Do you sometimes feel guilty of pushing your spouse away from their family?

I started dating my now-wife about 20 years ago, and we have been married for 3 years. I know it is normal for a married couple to get traits from each other, but culturally my wife has been making a huge shift since before we got married, and it has lead to a lot of family conflicts.

When we first met she was a typical salarywoman and did all the things Japan expects a salarywoman to do: Be quiet, smile and ganbatte. Whenever she expressed her negative thoughts towards her work, people around her would brush it off or in her family's case: downright scold her for having such thoughts, so of course she would speak to me about them. I didn't wanna lie. I do not like Japanese work culture, and I am not going to pretend otherwise, so of course I encouraged her to become more independent, seek out international companies etc. after getting enough experience. After 10 years in the company she got fed up and did just that, which made her family furious.

Since then it has been little things in daily life, like her shower routine now being in the morning, eating a whole apple instead of cutting it into pieces, complaining about bad insulation in apartments, pursuing remote work, taking long holidays etc. It all create little annoyances that build up, especially in her mother and sister.

Just yesterday they had another argument because they were visiting us, and they saw that we had decorated our apartment in full European style with plenty of lights, gnomes, big Christmas trees etc. and they kept finding every excuse they could to criticize it:

"Are you not thinking about how these lights annoy your neighbors?" (in the tower block 2 km away)

"Why does your apartment need to stand out so much?"

"Japanese are never this careless about electricity"

"Have you asked permission from the landlord to put a pin there?"

At some point my wife talked about how she loved the North European Christmas food I made, and again it was just a flow of negative comments about health, lifespan etc.

We are gonna have a baby in a few months, and since my wife got pregnant she has talked more and more about us moving back to Europe because she wants to raise her child in a more individual way, allow it to play in nature, climb trees etc. This of course has created even more drama with the family.
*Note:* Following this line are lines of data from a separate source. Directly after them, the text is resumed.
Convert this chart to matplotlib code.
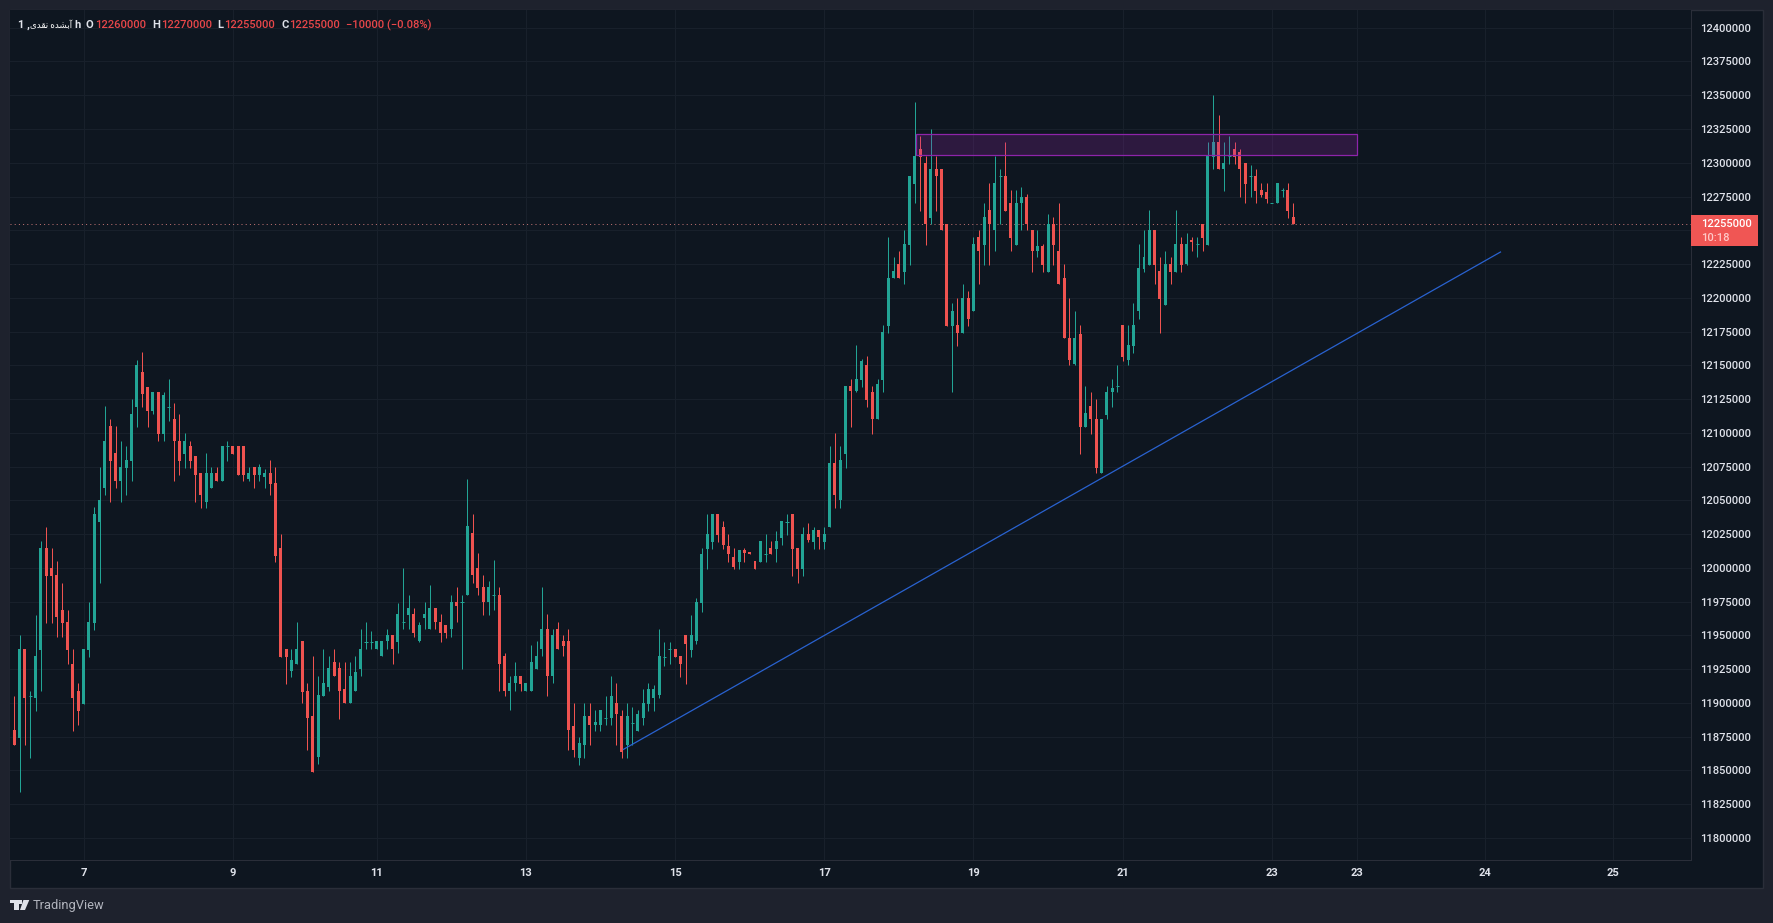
import numpy as np
import matplotlib
matplotlib.use('Agg')
import matplotlib.pyplot as pyplot
from matplotlib.patches import Rectangle, Polygon

## Constants ##
W, H = 1773, 923
BG = '#1e222d'
PANEL = '#0e1620'
FRAME = '#2a2e39'
GRID = '#18202b'
UP = '#22a495'
DOWN = '#ef5350'
TEXT = '#dfe2ea'

# hourly candles, prices in thousands, first one is cut by the left edge
opens = [
    11934,11880,11874,11940,11905,11904,11939,12015,12000,11995,
    11969,11960,11929,11909,11899,11939,11959,12034,12059,12105,
    12085,12064,12074,12079,12119,12145,12134,12116,12130,12099,
    12119,12110,12094,12084,12090,12083,12070,12049,12059,12070,
    12064,12090,12090,12090,12090,12066,12075,12069,12067,12070,
    12063,12015,11940,11924,11929,11946,11909,11890,11860,11905,
    11912,11930,11926,11910,11900,11909,11925,11945,11945,11940,
    11935,11946,11950,11945,11960,11965,11966,11946,11963,11955,
    11970,11960,11958,11955,11975,11975,11980,12026,12000,11986,
    11975,11980,11980,11935,11909,11915,11920,11909,11909,11925,
    11940,11955,11920,11955,11946,11946,11883,11859,11869,11890,
    11884,11884,11889,11889,11900,11890,11869,11885,11879,11889,
    11899,11904,11906,11934,11940,11940,11935,11950,11939,11946,
    11974,12014,12019,12040,12030,12016,12008,12004,12013,12012,
    12005,12004,12010,12015,12014,12022,12034,12040,12015,11999,
    12025,12019,12028,12019,12030,12078,12050,12084,12135,12131,
    12139,12150,12130,12110,12139,12179,12215,12225,12219,12239,
    12284,12310,12300,12259,12295,12295,12255,12179,12180,12174,
    12200,12190,12245,12239,12265,12250,12290,12290,12270,12239,
    12270,12275,12250,12235,12238,12219,12255,12235,12215,12170,
    12151,12173,12104,12120,12110,12070,12113,12130,12135,12180,
    12154,12164,12190,12221,12224,12250,12220,12195,12225,12219,
    12240,12225,12243,12240,12255,12239,12304,12315,12295,12305,
    12310,12308,12300,12290,12290,12280,12278,12270,12270,12280,
    12280,12260]
highs = [
    11950,11905,11950,11940,11909,11965,12020,12030,12015,12005,
    11989,11969,11940,11915,11940,11975,12045,12075,12120,12110,
    12105,12094,12090,12125,12154,12160,12134,12130,12130,12130,
    12140,12122,12114,12100,12094,12083,12070,12085,12075,12075,
    12090,12094,12090,12090,12090,12075,12075,12077,12073,12080,
    12075,12025,11940,11940,11960,11946,11915,11935,11920,11940,
    11935,11940,11930,11930,11930,11935,11955,11960,11953,11946,
    11946,11955,11950,11974,12000,11980,11970,11960,11975,11987,
    11970,11966,11958,11980,11986,11980,12066,12040,12011,11995,
    11990,12006,11986,11937,11920,11930,11920,11915,11943,11946,
    11986,11966,11955,11960,11950,11955,11900,11875,11900,11900,
    11895,11895,11905,11920,11915,11895,11900,11897,11895,11910,
    11915,11913,11955,11945,11945,11940,11935,11950,11965,11978,
    12015,12040,12040,12040,12035,12025,12015,12013,12015,12012,
    12005,12020,12025,12020,12027,12035,12040,12040,12015,12030,
    12033,12030,12028,12030,12090,12100,12090,12135,12140,12165,
    12155,12157,12135,12140,12180,12245,12230,12235,12250,12290,
    12345,12320,12305,12325,12305,12295,12255,12196,12200,12210,
    12205,12245,12250,12270,12285,12305,12295,12315,12280,12280,
    12282,12277,12250,12250,12240,12262,12260,12270,12225,12200,
    12190,12180,12135,12130,12125,12110,12135,12140,12150,12180,
    12180,12196,12240,12250,12265,12250,12230,12235,12230,12265,
    12245,12248,12245,12245,12255,12315,12350,12335,12315,12320,
    12315,12310,12300,12298,12295,12285,12285,12270,12285,12281,
    12285,12270]
lows = [
    11934,11869,11834,11869,11859,11894,11909,11959,11959,11949,
    11949,11929,11879,11884,11899,11934,11954,11989,12054,12049,
    12059,12049,12054,12064,12104,12119,12104,12114,12094,12094,
    12109,12064,12069,12074,12074,12049,12044,12044,12059,12064,
    12064,12079,12084,12069,12064,12064,12059,12064,12059,12054,
    12004,11934,11914,11919,11929,11900,11865,11849,11855,11905,
    11909,11920,11888,11900,11900,11909,11920,11940,11940,11940,
    11935,11940,11929,11937,11955,11955,11949,11945,11955,11955,
    11955,11945,11948,11949,11960,11925,11980,11989,11980,11965,
    11965,11969,11909,11905,11895,11909,11909,11909,11909,11925,
    11935,11905,11915,11940,11935,11865,11860,11854,11859,11869,
    11879,11879,11884,11884,11869,11859,11859,11869,11879,11884,
    11894,11894,11904,11927,11929,11934,11919,11914,11934,11944,
    11967,11999,12014,12019,12014,12004,11999,11999,12004,12010,
    11999,12004,12004,12010,12004,12017,12024,11994,11989,11994,
    12019,12014,12014,12014,12030,12044,12044,12074,12104,12130,
    12134,12119,12099,12110,12130,12174,12215,12215,12210,12224,
    12270,12264,12239,12255,12264,12250,12179,12130,12164,12174,
    12179,12190,12210,12224,12224,12235,12255,12264,12235,12239,
    12250,12250,12219,12230,12219,12219,12224,12210,12170,12150,
    12150,12084,12104,12099,12070,12070,12110,12119,12130,12153,
    12150,12159,12184,12219,12224,12210,12174,12195,12210,12219,
    12219,12224,12235,12230,12235,12239,12295,12295,12279,12299,
    12299,12275,12270,12275,12270,12275,12270,12270,12270,12275,
    12259,12255]
closes = [
    11950,11869,11940,11904,11905,11935,12015,11994,11994,11964,
    11959,11939,11904,11894,11940,11960,12040,12050,12094,12079,
    12064,12075,12080,12114,12150,12129,12116,12130,12099,12128,
    12119,12094,12079,12094,12079,12069,12054,12070,12070,12064,
    12090,12090,12084,12069,12069,12070,12069,12075,12070,12062,
    12009,11934,11934,11932,11940,11908,11889,11849,11906,11915,
    11926,11920,11909,11900,11920,11923,11940,11945,11945,11946,
    11946,11950,11940,11966,11960,11970,11952,11958,11966,11970,
    11960,11952,11952,11975,11972,11975,12031,11995,11985,11975,
    11986,11980,11929,11909,11915,11920,11914,11915,11930,11935,
    11955,11920,11950,11940,11942,11880,11865,11870,11890,11884,
    11886,11895,11889,11905,11892,11864,11890,11885,11892,11900,
    11910,11910,11935,11934,11940,11934,11929,11944,11950,11975,
    12010,12025,12040,12024,12017,12010,12001,12013,12011,12010,
    11999,12020,12010,12010,12020,12035,12034,12014,11999,12025,
    12021,12028,12023,12025,12078,12054,12080,12135,12131,12140,
    12153,12124,12110,12136,12175,12215,12220,12215,12240,12290,
    12305,12304,12255,12295,12290,12250,12179,12190,12174,12200,
    12184,12240,12235,12260,12255,12285,12290,12264,12244,12270,
    12275,12255,12235,12238,12224,12255,12239,12210,12170,12154,
    12170,12104,12115,12110,12074,12110,12130,12133,12135,12156,
    12165,12180,12222,12230,12250,12224,12199,12225,12219,12240,
    12224,12240,12241,12240,12244,12305,12315,12295,12300,12305,
    12304,12295,12284,12290,12279,12276,12273,12270,12285,12280,
    12264,12255]

price_ticks = [11800 + 25 * i for i in range(25)]
date_ticks = [13, 41, 68, 96, 124, 152, 180, 208, 236, 252, 276, 300]
date_labels = ['7', '9', '11', '13', '15', '17', '19', '21', '23', '23', '24', '25']

# drawings on the chart
last_price = 12255
zone_x = [169.2, 252]
zone_y = [12305.6, 12321]
trend_x = [114.3, 278.9]
trend_y = [11865.6, 12233.9]

# Arabic letters in presentation forms and visual order, matplotlib has no shaping
SYMBOL_NAME = '\uFBFC\uFEAA\uFED8\uFEE7 \uFEE9\uFEAA\uFEB8\uFE91\uFE81'


def px(x, y):
    return x / W, 1 - y / H


def fig_rect(fig, x0, y0, x1, y1, **kw):
    r = Rectangle(px(x0, y1), (x1 - x0) / W, (y1 - y0) / H, transform=fig.transFigure, **kw)
    fig.add_artist(r)
    return r


def fig_text(fig, x, y, s, color=TEXT, size=8, **kw):
    kw.setdefault('family', ['Roboto', 'DejaVu Sans'])
    kw.setdefault('va', 'center')
    kw.setdefault('fontweight', 'medium')
    fig.text(*px(x, y), s, color=color, fontsize=size, **kw)


def draw_candles(ax):
    xs = np.arange(len(closes)) - 1
    o = np.array(opens, dtype=float)
    h = np.array(highs, dtype=float)
    l = np.array(lows, dtype=float)
    c = np.array(closes, dtype=float)
    colors = [UP if cl >= op else DOWN for op, cl in zip(o, c)]
    ax.vlines(xs, l, h, colors=colors, linewidth=0.72, zorder=3)
    ax.bar(xs, np.abs(c - o), bottom=np.minimum(o, c), width=0.56, color=colors,
           linewidth=0, antialiased=False, zorder=4)
    flat = o == c
    ax.hlines(c[flat], xs[flat] - 0.3, xs[flat] + 0.3, colors=UP, linewidth=0.72, zorder=4)


def draw_logo(fig):
    t = fig.transFigure
    for pts in ([(10, 900), (18.5, 900), (18.5, 910), (14, 910), (14, 903.4), (10, 903.4)],
                [(23.4, 900), (29.3, 900), (25, 910), (20, 910)]):
        fig.add_artist(Polygon([px(*p) for p in pts], closed=True, color=TEXT, lw=0, transform=t))
    cx, cy = px(20.6, 901.8)
    fig.add_artist(Rectangle((cx - 1.7 / W, cy - 1.7 / H), 3.4 / W, 3.4 / H, color=TEXT, lw=0, transform=t))


def main():
    pyplot.rcParams['font.family'] = ['Roboto', 'DejaVu Sans']
    fig = pyplot.figure(figsize=(W / 100, H / 100), dpi=100, facecolor=BG)

    # panel and frame
    fig_rect(fig, 9.5, 9.5, 1762.5, 887.5, facecolor=PANEL, edgecolor=FRAME, linewidth=1, zorder=-2)

    ax = fig.add_axes([10 / W, (H - 860) / H, 1681 / W, 850 / H], facecolor=PANEL)
    ax.set_xlim(-0.807, 314.65)
    ax.set_ylim(11783.7, 12413.1)

    ax.set_yticks(price_ticks)
    ax.set_yticklabels(['' if t == 12250 else str(t * 1000) for t in price_ticks], fontweight='medium')
    ax.yaxis.tick_right()
    ax.set_xticks(date_ticks)
    ax.set_xticklabels(date_labels, fontweight='bold')
    ax.tick_params(axis='y', length=0, pad=6.8, labelsize=8, labelcolor=TEXT)
    ax.tick_params(axis='x', length=0, pad=6, labelsize=8, labelcolor=TEXT)
    ax.grid(color=GRID, linewidth=0.72, zorder=0)
    ax.set_axisbelow(True)
    for side in ('top', 'left'):
        ax.spines[side].set_visible(False)
    for side in ('right', 'bottom'):
        ax.spines[side].set_color(FRAME)
        ax.spines[side].set_linewidth(0.72)

    draw_candles(ax)

    ax.axhline(last_price, color='#f08a88', linewidth=0.72, linestyle=(0, (1, 3.2)), alpha=0.8, zorder=2)
    ax.add_patch(Rectangle((zone_x[0], zone_y[0]), zone_x[1] - zone_x[0], zone_y[1] - zone_y[0],
                           facecolor='#9c27b0', alpha=0.22, linewidth=0, zorder=5))
    ax.add_patch(Rectangle((zone_x[0], zone_y[0]), zone_x[1] - zone_x[0], zone_y[1] - zone_y[0],
                           fill=False, edgecolor='#8e24aa', linewidth=0.9, zorder=5))
    ax.plot(trend_x, trend_y, color='#2962d0', linewidth=0.9, zorder=5)

    # last price label
    fig_rect(fig, 1691, 215, 1757.7, 245.7, facecolor='#f05654', linewidth=0, zorder=5)
    fig_text(fig, 1701, 223.7, '12255000', color='#ffffff', zorder=6)
    fig_text(fig, 1701, 237.8, '10:18', color='#ffc9c8', zorder=6)

    # legend line
    red = '#e8474a'
    fig_text(fig, 18, 25, '1 ,', fontweight='bold')
    fig_text(fig, 30.5, 25, SYMBOL_NAME, size=6.3, fontweight='normal', color='#ffffff')
    fig_text(fig, 74, 25, 'h', fontweight='bold')
    for x, s in [(86, 'O'), (152.5, 'H'), (217.5, 'L'), (281.5, 'C')]:
        fig_text(fig, x, 25, s, fontweight='bold')
    for x, s in [(95.5, '12260000'), (161, '12270000'), (224.5, '12255000'), (289.5, '12255000'),
                 (346.5, '\u221210000 (\u22120.08%)')]:
        fig_text(fig, x, 25, s, color=red)

    # watermark
    draw_logo(fig)
    fig_text(fig, 33, 905.5, 'TradingView', color='#b2b5be', size=9.3, fontweight='normal')

    fig.savefig('out.png', dpi=100, facecolor=BG)


if __name__ == '__main__':
    main()
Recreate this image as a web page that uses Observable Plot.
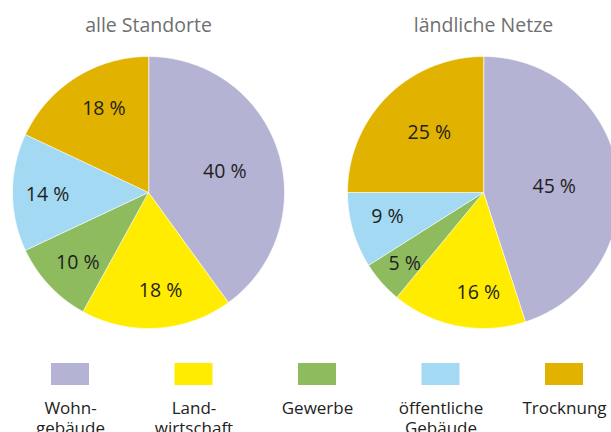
<!DOCTYPE html>
<html>
<head>
<meta charset="utf-8">
<script src="https://cdn.jsdelivr.net/npm/d3@7"></script>
<script src="https://cdn.jsdelivr.net/npm/@observablehq/plot@0.6"></script>
<style>
  html, body { margin: 0; padding: 0; background: #fff; overflow: hidden; }
</style>
</head>
<body>
<div id="chart"></div>
<script>
// ---- data ----
const categories = ["Wohngebäude", "Landwirtschaft", "Gewerbe", "öffentliche Gebäude", "Trocknung"];
const legendLabels = ["Wohn-\ngebäude", "Land-\nwirtschaft", "Gewerbe", "öffentliche\nGebäude", "Trocknung"];
const pieTitles = ["alle Standorte", "ländliche Netze"];
const valuesAlle = [40, 18, 10, 14, 18];
const valuesLaendlich = [45, 16, 5, 9, 25];

// ---- styles / layout ----
const colors = ["#b5b3d3", "#ffec00", "#8fbb5f", "#a3d9f2", "#e2b200"];
const W = 611, H = 440;
const pieCenterX = [148, 483];
const pieCenterY = 192;
const pieRadius = 136;
// label placement (angle in degrees clockwise from top, distance from centre)
const labelAngle = [[75, 173, 225, 269, 332], [85, 183, 228, 256, 318]];
const labelRadius = [[79, 99, 100, 101, 95], [71, 100, 106, 99, 81]];
const legendX0 = 70, legendStep = 123.5;

const pies = [valuesAlle, valuesLaendlich];
const pieGen = d3.pie().sort(null).value(d => d).startAngle(0).endAngle(2 * Math.PI);

const slicePts = [];
const labels = [];
pies.forEach((vals, p) => {
  const cx = pieCenterX[p], cy = pieCenterY;
  pieGen(vals).forEach((a, i) => {
    const key = p + "-" + i;
    slicePts.push({key, cat: categories[i], x: cx, y: cy});
    const n = Math.max(2, Math.ceil((a.endAngle - a.startAngle) / (Math.PI / 180)));
    for (let k = 0; k <= n; k++) {
      const t = a.startAngle + (a.endAngle - a.startAngle) * k / n;
      slicePts.push({key, cat: categories[i], x: cx + pieRadius * Math.sin(t), y: cy - pieRadius * Math.cos(t)});
    }
    const la = labelAngle[p][i] * Math.PI / 180, lr = labelRadius[p][i];
    labels.push({x: cx + lr * Math.sin(la), y: cy - lr * Math.cos(la), text: a.data + " %"});
  });
});

const titles = pieTitles.map((t, p) => ({x: pieCenterX[p], y: 25, text: t}));
const legend = categories.map((c, i) => ({cat: c, label: legendLabels[i], cx: legendX0 + i * legendStep}));

const chart = Plot.plot({
  width: W, height: H,
  margin: 0,
  x: {domain: [0, W], range: [0, W], axis: null},
  y: {domain: [0, H], range: [0, H], axis: null},
  color: {domain: categories, range: colors},
  style: {fontFamily: "'Open Sans', sans-serif", background: "#fff"},
  marks: [
    Plot.line(slicePts, {x: "x", y: "y", z: "key", fill: "cat", stroke: "#ffffff", strokeWidth: 0.6, curve: "linear-closed"}),
    Plot.text(labels, {x: "x", y: "y", text: "text", fontSize: 19.5, fill: "#1e1e1e", textAnchor: "middle", lineAnchor: "middle"}),
    Plot.text(titles, {x: "x", y: "y", text: "text", fontSize: 19.5, fill: "#6f6f6f", textAnchor: "middle", lineAnchor: "middle"}),
    Plot.rect(legend, {x1: d => d.cx - 19, x2: d => d.cx + 19, y1: 363, y2: 385, fill: "cat"}),
    Plot.text(legend, {x: "cx", y: 399, text: "label", fontSize: 17, fill: "#222222", textAnchor: "middle", lineAnchor: "top", lineHeight: 1.18})
  ]
});
document.getElementById("chart").appendChild(chart);
</script>
</body>
</html>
I am in the middle of it all, and while I DO agree with my wife about how she feels, I also feel like I am tearing the family apart for having planted these ideas into her head. I HAVE done all I could to live in more Japanese way, but truth to be told my wife absolutely hates when I do it. As she said the first year I lived here "If I wanted a husband whose biggest worries in life is sorting garbage, I would have married a guy from my hometown"

Has anyone else here ever had this dilemma with your husband/wife and your in-laws? If so, did you ever find a way to reach a mutual understanding?